Intervenire sia contro l’Isis che contro il regime sarebbe difficile, ma non impossibile, se il resto della ribellione siriana fosse coesa e affidabile. Entrambi i requisiti però mancano: gli insorti sono divisi e fortemente infiltrati da componenti jihadiste, anche qaediste. I pochi ribelli finora addestrati dagli Usa – con un dispendio economico molto elevato – ad esempio, sono stati immediatamente catturati e neutralizzati dagli uomini di Al Nousra.
In questo quadro manca ancora del tutto un’exit strategy per il dopo-Assad. «Un intervento risolutivo di terra da parte dell’Occidente mi pare altamente improbabile, la situazione è troppo confusa. Non vedo una significativa evoluzione dell’atteggiamento europeo e americano riguardo la Siria», spiega Claudio Neri, direttore dell’Istituto italiano di studi strategici.

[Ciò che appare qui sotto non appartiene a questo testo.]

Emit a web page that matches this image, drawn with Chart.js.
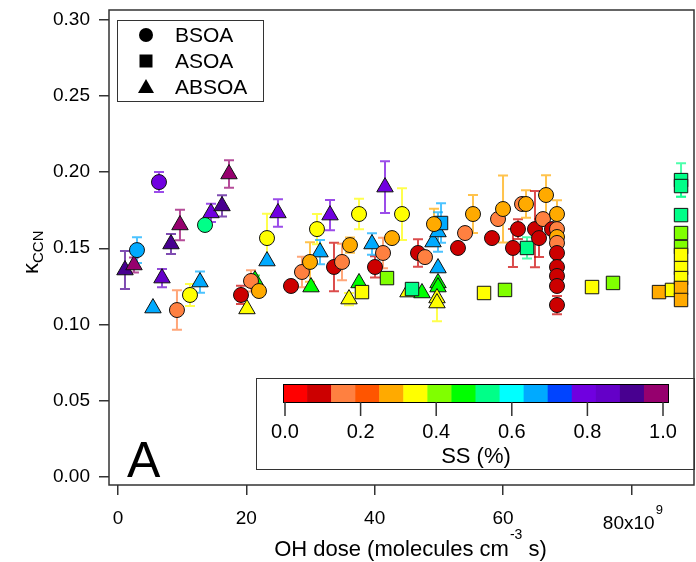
<!DOCTYPE html>
<html>
<head>
<meta charset="utf-8">
<script src="https://cdn.jsdelivr.net/npm/chart.js@4.4.1/dist/chart.umd.min.js"></script>
<style>
  html, body { margin: 0; padding: 0; background: #fff; }
  #wrap { width: 696px; height: 562px; }
</style>
</head>
<body>
<div id="wrap"><canvas id="kappaChart" width="696" height="562"></canvas></div>
<script>
// colour scale for SS (%), 16 bins between 0 and 1
const ssColors = [
    '#ff0000', '#cc0000', '#ff8040', '#ff5500', '#ffaa00', '#ffff00', '#80ff00', '#00ff00',
    '#00ff88', '#00ffff', '#00aaff', '#0044ff', '#7000e0', '#6400c8', '#480090', '#96006e'
];
const ssTicks = [0.0, 0.2, 0.4, 0.6, 0.8, 1.0];
const xTicks = [0, 20, 40, 60, 80];
const yTicks = [0.00, 0.05, 0.10, 0.15, 0.20, 0.25, 0.30];

// BSOA (circles)
const bsoaX = [2.96, 6.39, 9.19, 11.22, 13.56, 19.17, 20.73, 21.97, 23.22, 26.96, 28.67, 29.92,
    31.01, 33.66, 34.91, 36.15, 37.56, 40.05, 41.30, 42.70, 44.26, 46.75, 47.84, 49.24,
    52.98, 54.08, 55.32, 58.28, 59.22, 60.00, 61.55, 62.33, 62.96, 63.58, 64.98, 65.61,
    66.23, 66.70, 67.63, 68.41, 68.41, 68.41, 68.41, 68.41, 68.41, 68.41, 68.41, 68.41];
const bsoaY = [0.1488, 0.1935, 0.1094, 0.1193, 0.1653, 0.1193, 0.1285, 0.1219, 0.1567, 0.1252, 0.1344, 0.1410,
    0.1626, 0.1377, 0.1410, 0.1521, 0.1725, 0.1377, 0.1469, 0.1567, 0.1725, 0.1469, 0.1442, 0.1659,
    0.1502, 0.1600, 0.1725, 0.1567, 0.1692, 0.1758, 0.1502, 0.1626, 0.1791, 0.1791, 0.1626, 0.1567,
    0.1692, 0.1850, 0.1626, 0.1725, 0.1626, 0.1574, 0.1535, 0.1469, 0.1377, 0.1318, 0.1252, 0.1127];
const bsoaSS = [0.65, 0.8, 0.15, 0.35, 0.55, 0.1, 0.15, 0.3, 0.35, 0.1, 0.15, 0.3,
    0.35, 0.1, 0.15, 0.3, 0.35, 0.1, 0.15, 0.3, 0.35, 0.1, 0.15, 0.3,
    0.1, 0.15, 0.3, 0.1, 0.15, 0.3, 0.1, 0.1, 0.15, 0.3, 0.1, 0.1,
    0.15, 0.3, 0.1, 0.3, 0.15, 0.3, 0.15, 0.1, 0.1, 0.1, 0.1, 0.1];
const bsoaErr = [0.0085, 0.0066, 0.013, 0.0072, 0, 0.006, 0.007, 0, 0.016, 0, 0.010, 0.013,
    0.010, 0.016, 0.012, 0.005, 0.010, 0.007, 0.010, 0, 0.017, 0.009, 0, 0.010,
    0, 0, 0.0125, 0, 0, 0.022, 0.0125, 0.0065, 0, 0.009, 0.025, 0.0125,
    0, 0.013, 0, 0.009, 0, 0, 0, 0, 0, 0, 0, 0.006];

// ASOA (squares)
const asoaX = [38.02, 41.92, 45.82, 50.34, 57.04, 60.31, 63.74, 73.87, 77.14, 84.31, 86.33,
    87.74, 87.74, 87.74, 87.74, 87.74, 87.74, 87.74, 87.74, 87.74, 87.74];
const asoaY = [0.1212, 0.1304, 0.1232, 0.1666, 0.1206, 0.1226, 0.1502, 0.1245, 0.1272, 0.1212, 0.1226,
    0.1948, 0.1909, 0.1718, 0.1600, 0.1508, 0.1456, 0.1370, 0.1304, 0.1239, 0.1160];
const asoaSS = [0.35, 0.4, 0.55, 0.65, 0.35, 0.4, 0.55, 0.35, 0.4, 0.3, 0.35,
    0.55, 0.55, 0.55, 0.4, 0.4, 0.35, 0.35, 0.35, 0.3, 0.3];
const asoaErr = [0, 0, 0.003, 0.013, 0, 0, 0.007, 0, 0, 0, 0,
    0.011, 0.007, 0, 0, 0, 0, 0, 0, 0, 0];

// ABSOA (triangles)
const absoaX = [1.09, 2.49, 5.45, 6.86, 8.26, 9.66, 12.78, 14.49, 16.21, 17.30, 20.10, 21.35,
    23.22, 24.93, 30.08, 31.48, 33.04, 36.00, 37.56, 39.58, 41.61, 45.19, 47.37, 49.09,
    49.87, 49.87, 49.87, 49.87, 49.71, 49.71];
const absoaY = [0.1357, 0.1390, 0.1107, 0.1304, 0.1528, 0.1653, 0.1278, 0.1732, 0.1778, 0.1988, 0.1101, 0.1291,
    0.1416, 0.1732, 0.1245, 0.1475, 0.1718, 0.1166, 0.1272, 0.1528, 0.1902, 0.1212, 0.1206, 0.1541,
    0.1607, 0.1370, 0.1272, 0.1245, 0.1173, 0.1140];
const absoaSS = [0.9, 1.0, 0.65, 0.85, 0.9, 1.0, 0.65, 0.8, 0.9, 1.0, 0.35, 0.45,
    0.65, 0.8, 0.45, 0.65, 0.8, 0.35, 0.45, 0.65, 0.8, 0.35, 0.45, 0.65,
    0.65, 0.65, 0.45, 0.45, 0.35, 0.35];
const absoaErr = [0.0125, 0.005, 0, 0.006, 0.0065, 0.010, 0.007, 0.006, 0.007, 0.009, 0, 0.003,
    0, 0.009, 0, 0.008, 0.010, 0.004, 0, 0.007, 0.017, 0, 0, 0,
    0.013, 0, 0, 0, 0, 0.012];

const FONT = "'Liberation Sans', Arial, Helvetica, sans-serif";
const FRAME = '#333333';

function ssColor(ss) {
    return ssColors[Math.max(0, Math.min(15, Math.floor(ss * 16)))];
}

function withAlpha(hex, a) {
    const n = parseInt(hex.slice(1), 16);
    return 'rgba(' + (n >> 16) + ',' + ((n >> 8) & 255) + ',' + (n & 255) + ',' + a + ')';
}

function makeSet(label, xs, ys, ss, errs, style, radius) {
    return {
        label: label,
        data: xs.map((x, i) => ({ x: x, y: ys[i] })),
        errors: errs,
        backgroundColor: ss.map(ssColor),
        errColors: ss.map(v => withAlpha(ssColor(v), 0.7)),
        borderColor: '#111',
        borderWidth: 1,
        pointStyle: style,
        pointRadius: radius,
        pointHoverRadius: radius
    };
}

// error bars drawn under the markers
const errorBars = {
    id: 'errorBars',
    beforeDatasetsDraw(chart) {
        const ctx = chart.ctx;
        const xs = chart.scales.x, ys = chart.scales.y;
        ctx.save();
        ctx.lineWidth = 2;
        chart.data.datasets.forEach(ds => {
            ds.data.forEach((p, i) => {
                const e = ds.errors[i];
                if (!e) return;
                const px = xs.getPixelForValue(p.x);
                const top = ys.getPixelForValue(p.y + e);
                const bot = ys.getPixelForValue(p.y - e);
                ctx.strokeStyle = ds.errColors[i];
                ctx.beginPath();
                ctx.moveTo(px, top); ctx.lineTo(px, bot);
                ctx.moveTo(px - 5, top); ctx.lineTo(px + 5, top);
                ctx.moveTo(px - 5, bot); ctx.lineTo(px + 5, bot);
                ctx.stroke();
            });
        });
        ctx.restore();
    }
};

function drawMarker(ctx, style, x, y) {
    ctx.beginPath();
    if (style === 'circle') {
        ctx.arc(x, y, 7, 0, Math.PI * 2);
    } else if (style === 'rect') {
        ctx.rect(x - 6.5, y - 6.5, 13, 13);
    } else {
        ctx.moveTo(x, y - 8); ctx.lineTo(x + 8, y + 6); ctx.lineTo(x - 8, y + 6); ctx.closePath();
    }
    ctx.fill();
}

// frame, legend, colour bar, axis titles, panel letter
const decorations = {
    id: 'decorations',
    afterDraw(chart) {
        const ctx = chart.ctx;
        const a = chart.chartArea;
        const xs = chart.scales.x;
        ctx.save();

        ctx.strokeStyle = FRAME;
        ctx.lineWidth = 1.5;
        ctx.strokeRect(a.left, a.top, a.right - a.left, a.bottom - a.top);

        // legend
        ctx.lineWidth = 1;
        ctx.strokeStyle = FRAME;
        ctx.strokeRect(117.5, 20.5, 146, 81);
        const legendItems = [['circle', 'BSOA'], ['rect', 'ASOA'], ['triangle', 'ABSOA']];
        ctx.font = '21px ' + FONT;
        ctx.textBaseline = 'middle';
        ctx.textAlign = 'left';
        legendItems.forEach((it, i) => {
            const yy = 35 + i * 26;
            ctx.fillStyle = '#000';
            drawMarker(ctx, it[0], 146, yy);
            ctx.fillText(it[1], 175, yy + 1);
        });

        // colour bar
        ctx.strokeStyle = FRAME;
        ctx.strokeRect(256.5, 378.5, 438, 91);
        const barL = 283, barR = 668, barT = 384, barB = 402;
        const bw = (barR - barL) / ssColors.length;
        ssColors.forEach((c, i) => {
            ctx.fillStyle = c;
            ctx.fillRect(barL + i * bw, barT, bw + 0.5, barB - barT);
        });
        ctx.strokeStyle = '#000';
        ctx.strokeRect(barL + 0.5, barT + 0.5, barR - barL, barB - barT);
        ctx.strokeStyle = FRAME;
        ctx.lineWidth = 1.5;
        ctx.fillStyle = '#000';
        ctx.textAlign = 'center';
        ctx.font = '20px ' + FONT;
        ssTicks.forEach(t => {
            const px = 285 + t * 378;
            ctx.beginPath();
            ctx.moveTo(px, barB); ctx.lineTo(px, barB + 14);
            ctx.stroke();
            ctx.fillText(t.toFixed(1), px, 432);
        });
        ctx.font = '22px ' + FONT;
        ctx.fillText('SS (%)', 476, 457);

        // last x tick label with exponent
        const p80 = xs.getPixelForValue(80);
        ctx.font = '19px ' + FONT;
        const w1 = ctx.measureText('80x10').width;
        ctx.font = '13px ' + FONT;
        const w2 = ctx.measureText('9').width;
        let sx = p80 - (w1 + w2) / 2 + 1;
        ctx.textAlign = 'left';
        ctx.textBaseline = 'alphabetic';
        ctx.font = '19px ' + FONT;
        ctx.fillText('80x10', sx, 529);
        ctx.font = '13px ' + FONT;
        ctx.fillText('9', sx + w1 + 1, 514);

        // x title
        const parts = ['OH dose (molecules cm', '-3', ' s)'];
        ctx.font = '22px ' + FONT;
        const t1 = ctx.measureText(parts[0]).width;
        const t3 = ctx.measureText(parts[2]).width;
        ctx.font = '14px ' + FONT;
        const t2 = ctx.measureText(parts[1]).width;
        sx = 410 - (t1 + t2 + t3) / 2;
        ctx.font = '22px ' + FONT;
        ctx.fillText(parts[0], sx, 556);
        ctx.font = '14px ' + FONT;
        ctx.fillText(parts[1], sx + t1 + 1, 539);
        ctx.font = '22px ' + FONT;
        ctx.fillText(parts[2], sx + t1 + t2 + 1, 556);

        // y title
        ctx.save();
        ctx.translate(38, 274);
        ctx.rotate(-Math.PI / 2);
        ctx.font = '22px ' + FONT;
        ctx.fillText('κ', 0, 0);
        const kw = ctx.measureText('κ').width;
        ctx.font = '15px ' + FONT;
        ctx.fillText('CCN', kw, 5);
        ctx.restore();

        // panel letter
        ctx.font = '50px ' + FONT;
        ctx.fillText('A', 127, 477);

        ctx.restore();
    }
};

function noPad(s) {
    s.paddingTop = 0; s.paddingBottom = 0; s.paddingLeft = 0; s.paddingRight = 0;
}

const ctx = document.getElementById('kappaChart').getContext('2d');
const kappaChart = new Chart(ctx, {
    type: 'scatter',
    data: {
        datasets: [
            makeSet('BSOA', bsoaX, bsoaY, bsoaSS, bsoaErr, 'circle', 7.5),
            makeSet('ASOA', asoaX, asoaY, asoaSS, asoaErr, 'rect', 9.5),
            makeSet('ABSOA', absoaX, absoaY, absoaSS, absoaErr, 'triangle', 9.5)
        ]
    },
    options: {
        responsive: false,
        animation: false,
        layout: { autoPadding: false, padding: { top: 10, right: 2, left: 0, bottom: 0 } },
        plugins: {
            legend: { display: false },
            tooltip: { enabled: false }
        },
        scales: {
            x: {
                type: 'linear',
                min: -1.4,
                max: 89.76,
                afterBuildTicks: s => { s.ticks = xTicks.map(v => ({ value: v })); },
                afterFit: s => { s.height = 77; noPad(s); },
                ticks: {
                    color: '#000',
                    font: { family: FONT, size: 19 },
                    padding: 12,
                    maxRotation: 0,
                    autoSkip: false,
                    callback: v => (v === 80 ? '' : String(v))
                },
                grid: { drawOnChartArea: false, tickLength: 10, color: FRAME, lineWidth: 1.5 },
                border: { display: false }
            },
            y: {
                type: 'linear',
                min: -0.0056,
                max: 0.3066,
                afterBuildTicks: s => { s.ticks = yTicks.map(v => ({ value: v })); },
                afterFit: s => { s.width = 109; noPad(s); },
                ticks: {
                    color: '#000',
                    font: { family: FONT, size: 19 },
                    padding: 9,
                    autoSkip: false,
                    callback: v => v.toFixed(2)
                },
                grid: { drawOnChartArea: false, tickLength: 10, color: FRAME, lineWidth: 1.5 },
                border: { display: false }
            }
        }
    },
    plugins: [errorBars, decorations]
});
</script>
</body>
</html>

Neri: «La soluzione alla questione siriana arriverà ma da un’intesa tra le potenze regionali coinvolte»
«Adesso bisognerà capire che tipo di impegno sono disposti a promuovere Parigi e Londra – prosegue – ma i due Paesi ma non hanno un’aviazione tale da poter cambiare in modo rilevante la campagna di bombardamenti aerei già in corso contro lo Stato Islamico. Probabilmente si aggiungeranno a quanto già fanno gli Usa: uno sforzo blando, molto mirato contro l’Isis, che si qualifica più come attività di contro-terrorismo che non di contro-guerriglia, e certo non di guerra. La decisione di Hollande e Cameron ha più una valenza politica che altro».
La guerra in Siria è dunque destinata a proseguire il suo corso con un apporto solo marginale da parte dell’Occidente, mentre la vera partita rimane quella tra Teheran e Riad. «La soluzione alla questione siriana credo non arriverà dall’interno della Siria, ma da un’intesa tra le potenze regionali coinvolte», conclude Neri. «Quando emergerà un vincitore dallo scontro tra Arabia Saudita e Iran, e le sfere di influenza verranno spartite, allora sarà possibile trovare un accordo di pace».